Stated task:
Only the lines from the start of the data through the line containing "deutschland = [1.1, -3.8, 3.2, 1.8, -0.3, 0.5, 1.6]" should be written out, exactly as they are, with both ends included and the pictures left out.

Data section:
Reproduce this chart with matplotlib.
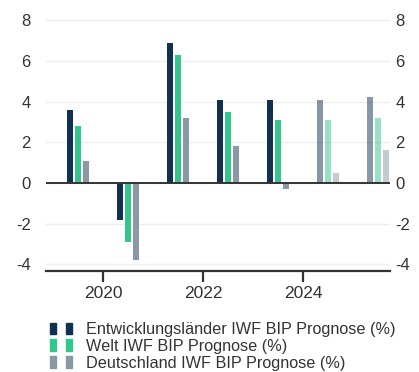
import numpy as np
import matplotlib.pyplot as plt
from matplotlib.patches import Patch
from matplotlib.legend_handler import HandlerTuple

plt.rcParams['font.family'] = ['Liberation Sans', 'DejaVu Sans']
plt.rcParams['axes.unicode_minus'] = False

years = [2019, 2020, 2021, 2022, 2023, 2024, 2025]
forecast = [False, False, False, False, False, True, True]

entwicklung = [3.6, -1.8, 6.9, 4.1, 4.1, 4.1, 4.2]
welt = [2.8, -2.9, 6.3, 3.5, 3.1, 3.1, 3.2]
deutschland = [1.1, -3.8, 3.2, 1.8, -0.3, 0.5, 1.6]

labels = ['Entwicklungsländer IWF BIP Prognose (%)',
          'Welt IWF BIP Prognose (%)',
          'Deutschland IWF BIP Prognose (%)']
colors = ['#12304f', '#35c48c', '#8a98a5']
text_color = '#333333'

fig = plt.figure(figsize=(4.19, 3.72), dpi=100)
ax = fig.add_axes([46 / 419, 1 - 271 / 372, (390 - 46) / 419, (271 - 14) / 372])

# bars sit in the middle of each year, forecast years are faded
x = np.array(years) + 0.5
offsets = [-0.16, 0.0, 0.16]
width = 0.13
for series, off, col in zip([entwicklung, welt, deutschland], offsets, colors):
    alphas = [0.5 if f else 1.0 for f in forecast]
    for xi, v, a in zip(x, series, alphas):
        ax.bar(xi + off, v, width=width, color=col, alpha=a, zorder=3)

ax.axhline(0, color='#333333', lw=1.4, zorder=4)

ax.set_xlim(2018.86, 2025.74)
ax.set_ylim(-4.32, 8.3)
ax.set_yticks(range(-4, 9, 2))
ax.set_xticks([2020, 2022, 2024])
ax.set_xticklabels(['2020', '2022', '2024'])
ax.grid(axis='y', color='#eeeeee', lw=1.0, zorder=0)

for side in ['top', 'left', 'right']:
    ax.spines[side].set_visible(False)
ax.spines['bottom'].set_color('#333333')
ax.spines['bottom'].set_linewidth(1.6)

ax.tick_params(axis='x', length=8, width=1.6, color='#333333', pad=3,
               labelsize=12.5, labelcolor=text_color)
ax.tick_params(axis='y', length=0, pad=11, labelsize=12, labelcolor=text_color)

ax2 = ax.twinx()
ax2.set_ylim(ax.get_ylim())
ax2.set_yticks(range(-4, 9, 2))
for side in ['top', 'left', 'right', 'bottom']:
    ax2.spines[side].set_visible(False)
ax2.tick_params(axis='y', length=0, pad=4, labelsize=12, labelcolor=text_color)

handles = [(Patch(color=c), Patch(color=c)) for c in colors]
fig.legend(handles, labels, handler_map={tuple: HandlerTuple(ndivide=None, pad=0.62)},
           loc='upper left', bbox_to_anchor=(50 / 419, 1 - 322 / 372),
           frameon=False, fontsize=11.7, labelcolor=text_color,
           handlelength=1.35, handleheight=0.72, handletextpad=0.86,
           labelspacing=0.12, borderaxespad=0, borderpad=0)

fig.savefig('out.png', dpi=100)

Exercise solution:
Reproduce this chart with matplotlib.
import numpy as np
import matplotlib.pyplot as plt
from matplotlib.patches import Patch
from matplotlib.legend_handler import HandlerTuple

plt.rcParams['font.family'] = ['Liberation Sans', 'DejaVu Sans']
plt.rcParams['axes.unicode_minus'] = False

years = [2019, 2020, 2021, 2022, 2023, 2024, 2025]
forecast = [False, False, False, False, False, True, True]

entwicklung = [3.6, -1.8, 6.9, 4.1, 4.1, 4.1, 4.2]
welt = [2.8, -2.9, 6.3, 3.5, 3.1, 3.1, 3.2]
deutschland = [1.1, -3.8, 3.2, 1.8, -0.3, 0.5, 1.6]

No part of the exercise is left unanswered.